* Problem to work on *
State the number of lines below in which the word "chart" appears. Nothing else belongs in the answer.
[Record excerpts start]
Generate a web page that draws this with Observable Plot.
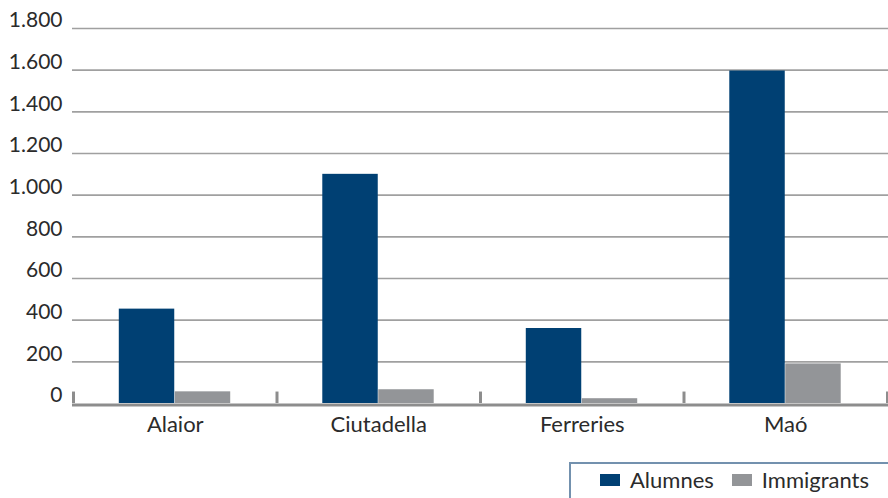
<!DOCTYPE html>
<html>
<head>
<meta charset="utf-8">
<script src="https://cdn.jsdelivr.net/npm/d3@7"></script>
<script src="https://cdn.jsdelivr.net/npm/@observablehq/plot@0.6"></script>
<style>
  html, body { margin: 0; padding: 0; background: #fff; }
  body { font-family: Lato, "Open Sans", sans-serif; color: #2b2b2b; width: 888px; height: 498px; overflow: hidden; }
  #chart svg { display: block; }
  .legend {
    margin-left: 569px; margin-top: 4px; width: 340px; height: 50px;
    border: 2px solid #7391ae; box-sizing: border-box;
    display: flex; align-items: flex-start; padding-top: 2px; padding-left: 29px;
    font-size: 22px; color: #2b2b2b;
  }
  .legend .item { display: flex; align-items: center; margin-right: 18px; }
  .legend .sw { width: 20px; height: 12px; margin-right: 10px; }
</style>
</head>
<body>
<div id="chart"></div>
<script>
const municipis = ["Alaior", "Ciutadella", "Ferreries", "Maó"];
const series = ["Alumnes", "Immigrants"];
const alumnes = [453, 1100, 360, 1596];
const immigrants = [56, 66, 23, 190];
const yTicks = [0, 200, 400, 600, 800, 1000, 1200, 1400, 1600, 1800];
const colors = ["#004073", "#939598"];

const barWidth = 0.275; // fraction of each municipality band
const idx = municipis.map((d, i) => i);
const boundaries = d3.range(municipis.length + 1).map(i => i - 0.5);

const rows = [];
municipis.forEach((m, i) => {
  rows.push({municipi: m, i, serie: series[0], value: alumnes[i], x1: i - barWidth, x2: i});
  rows.push({municipi: m, i, serie: series[1], value: immigrants[i], x1: i, x2: i + barWidth});
});

const fmt = d => d3.format(",")(d).replace(/,/g, ".");

const chart = Plot.plot({
  width: 888,
  height: 458,
  marginLeft: 73,
  marginRight: 1,
  marginTop: 28,
  marginBottom: 55,
  style: { fontFamily: "Lato, 'Open Sans', sans-serif", fontSize: "21px", color: "#2b2b2b" },
  x: { type: "linear", domain: [-0.5, municipis.length - 0.5], axis: null },
  y: { domain: [0, 1800], axis: null },
  color: { domain: series, range: colors },
  marks: [
    Plot.ruleY(yTicks.filter(d => d > 0), { stroke: "#a0a0a0", strokeWidth: 1.6, insetRight: -1, insetLeft: -1 }),
    Plot.rectY(rows, { x1: "x1", x2: "x2", y: "value", fill: "serie", insetRight: 0.5 }),
    Plot.ruleY([0], { stroke: "#8d8d8d", strokeWidth: 3, dy: 1.5, insetLeft: -1, insetRight: -1 }),
    Plot.ruleX(boundaries, { y1: 0, y2: 55, stroke: "#8d8d8d", strokeWidth: 3 }),
    Plot.axisY(yTicks, { tickSize: 0, tickPadding: 11, tickFormat: fmt, dy: -8, fontSize: 21, label: null }),
    Plot.axisX(idx, { tickSize: 0, tickPadding: 13, tickFormat: i => municipis[i], fontSize: 22, label: null })
  ]
});
document.getElementById("chart").append(chart);

const legend = document.createElement("div");
legend.className = "legend";
series.forEach((s, k) => {
  const item = document.createElement("div");
  item.className = "item";
  const sw = document.createElement("span");
  sw.className = "sw";
  sw.style.background = colors[k];
  const t = document.createElement("span");
  t.textContent = s;
  item.append(sw, t);
  legend.append(item);
});
document.getElementById("chart").append(legend);
</script>
</body>
</html>
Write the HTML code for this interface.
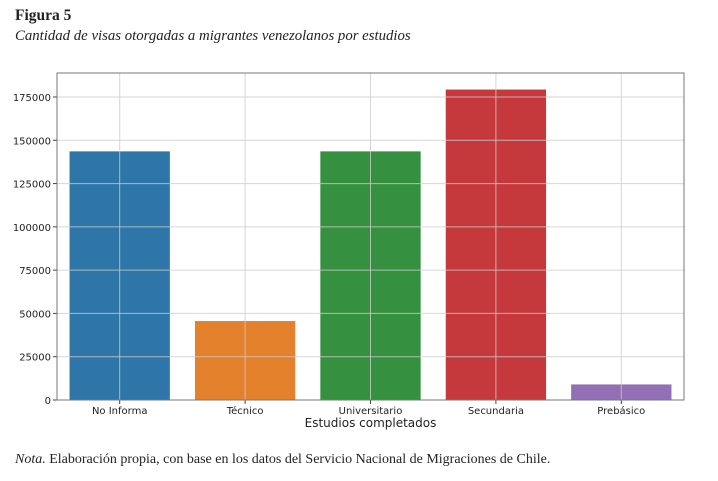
<!DOCTYPE html>
<html><head><meta charset="utf-8"><style>
body{margin:0;background:#fff;width:718px;height:481px;overflow:hidden;font-family:"DejaVu Sans",sans-serif}
.t{position:absolute;font-family:"Liberation Serif",serif;color:#222}
</style></head><body>
<div class="t" style="left:15px;top:7px;font-size:15.5px;font-weight:bold">Figura 5</div>
<div class="t" style="left:15px;top:28px;font-size:14.8px;font-style:italic">Cantidad de visas otorgadas a migrantes venezolanos por estudios</div>
<div class="t" style="left:15px;top:452px;font-size:14px"><i>Nota.</i> Elaboración propia, con base en los datos del Servicio Nacional de Migraciones de Chile.</div>
<svg id="c" width="718" height="481" style="position:absolute;left:0;top:0"></svg>
<script>
const categories=["No Informa","Técnico","Universitario","Secundaria","Prebásico"];
const values=[143600,45600,143600,179300,9000];
const colors=["#2e75a8","#e3812d","#35913f","#c5393c","#9270b4"];
const ticks=[0,25000,50000,75000,100000,125000,150000,175000];
const L=57,R=684,T=73,B=400;
const y=v=>B-v*(B-97)/175000;
const bw=(R-L)/categories.length;
const x=i=>L+bw*(i+0.5);
const s=document.getElementById('c');const NS="http://www.w3.org/2000/svg";
function add(tag,a,txt){const e=document.createElementNS(NS,tag);for(const k in a)e.setAttribute(k,a[k]);if(txt!=null)e.textContent=txt;s.appendChild(e);return e;}
categories.forEach((c,i)=>{
 const h=add('rect',{x:x(i)-bw*0.4,y:y(values[i]),width:bw*0.8,height:B-y(values[i]),fill:colors[i]});
 
 
});
ticks.forEach(t=>{
 const g=add('line',{x1:L,x2:R,y1:y(t),y2:y(t),stroke:'#ccc','stroke-width':1,'stroke-opacity':0.8});
 
 
 add('line',{x1:L-4,x2:L,y1:y(t),y2:y(t),stroke:'#444'});
 const l=add('text',{x:L-6,y:y(t)+4,'text-anchor':'end','font-size':10,fill:'#222'},t);
 
 
});
categories.forEach((c,i)=>{
 add('line',{x1:x(i),x2:x(i),y1:T,y2:B,stroke:'#ccc','stroke-opacity':0.8});
 add('line',{x1:x(i),x2:x(i),y1:B,y2:B+4,stroke:'#444'});
 const l=add('text',{x:x(i),y:B+14,'text-anchor':'middle','font-size':10,fill:'#222'},c);
 
 
});
const f=add('rect',{x:L,y:T,width:R-L,height:B-T,fill:'none',stroke:'#777','stroke-width':1});


const xt=add('text',{x:(L+R)/2,y:427,'text-anchor':'middle','font-size':12,fill:'#222'},'Estudios completados');


</script>
</body></html>
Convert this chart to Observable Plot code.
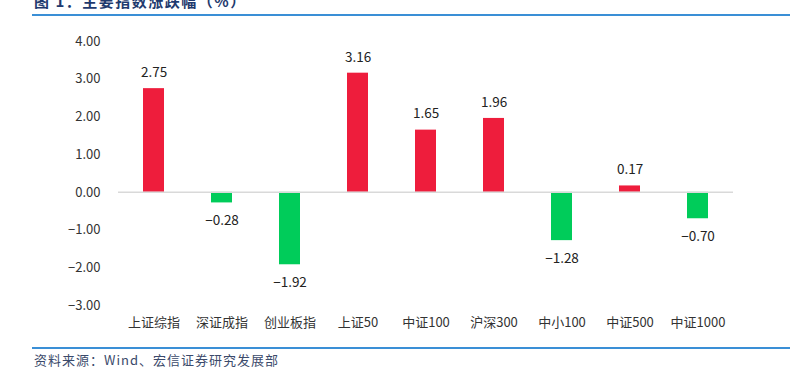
<!DOCTYPE html>
<html>
<head>
<meta charset="utf-8">
<script src="https://cdn.jsdelivr.net/npm/d3@7"></script>
<script src="https://cdn.jsdelivr.net/npm/@observablehq/plot@0.6"></script>
<style>
  html, body { margin: 0; padding: 0; background: #fff; }
  #wrap { position: relative; width: 790px; height: 368px; overflow: hidden; font-family: "Noto Sans CJK SC", "Noto Sans", sans-serif; }
  #title { position: absolute; left: 34px; top: -7px; font-size: 15px; line-height: 15px; font-weight: bold; color: #1f3a6e; letter-spacing: 1.5px; white-space: nowrap; }
  .hr { position: absolute; left: 32px; width: 758px; height: 2px; background: #3a8fd6; }
  #source { position: absolute; left: 34px; top: 352px; font-size: 13px; line-height: 15px; color: #3b4a6b; letter-spacing: 1px; white-space: nowrap; }
  #chart { position: absolute; left: 0; top: 0; }
</style>
</head>
<body>
<div id="wrap">
  <div id="chart"></div>
  <div id="title">图 1：主要指数涨跌幅（%）</div>
  <div class="hr" style="top:14px"></div>
  <div class="hr" style="top:347px"></div>
  <div id="source">资料来源：Wind、宏信证券研究发展部</div>
</div>
<script>
const categories = ["上证综指", "深证成指", "创业板指", "上证50", "中证100", "沪深300", "中小100", "中证500", "中证1000"];
const values = [2.75, -0.28, -1.92, 3.16, 1.65, 1.96, -1.28, 0.17, -0.70];
const yTicks = [-3, -2, -1, 0, 1, 2, 3, 4];

const data = categories.map((c, i) => ({cat: c, v: values[i]}));
const fmt = d3.format(".2f");
const RED = "#ee1d3c", GREEN = "#00cc5a";

const chart = Plot.plot({
  width: 790,
  height: 340,
  marginLeft: 118,
  marginRight: 57,
  marginTop: 41,
  marginBottom: 35,
  style: {fontFamily: "'Noto Sans CJK SC', 'Noto Sans', sans-serif", fontSize: "13px", color: "#333", background: "transparent"},
  x: {domain: categories, paddingInner: 0.69, paddingOuter: 0.345, label: null},
  y: {domain: [-3, 4], label: null},
  marks: [
    Plot.axisY({ticks: yTicks, tickFormat: d => d === 0 ? "0.00" : fmt(d), tickSize: 0, tickPadding: 18, fontSize: 13, fill: "#333"}),
    Plot.axisX({tickSize: 0, tickPadding: 12, fontSize: 13, fill: "#333"}),
    Plot.barY(data, {x: "cat", y: "v", fill: d => d.v >= 0 ? RED : GREEN}),
    Plot.ruleY([0], {stroke: "#d9d9d9", strokeWidth: 1.5}),
    Plot.text(data.filter(d => d.v >= 0), {x: "cat", y: "v", text: d => fmt(d.v), dy: -16, fontSize: 13.5, fill: "#222"}),
    Plot.text(data.filter(d => d.v < 0), {x: "cat", y: "v", text: d => fmt(d.v), dy: 18, fontSize: 13.5, fill: "#222"})
  ]
});
document.getElementById("chart").appendChild(chart);
</script>
</body>
</html>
[Record excerpts end]
* Reply to the exercise *
10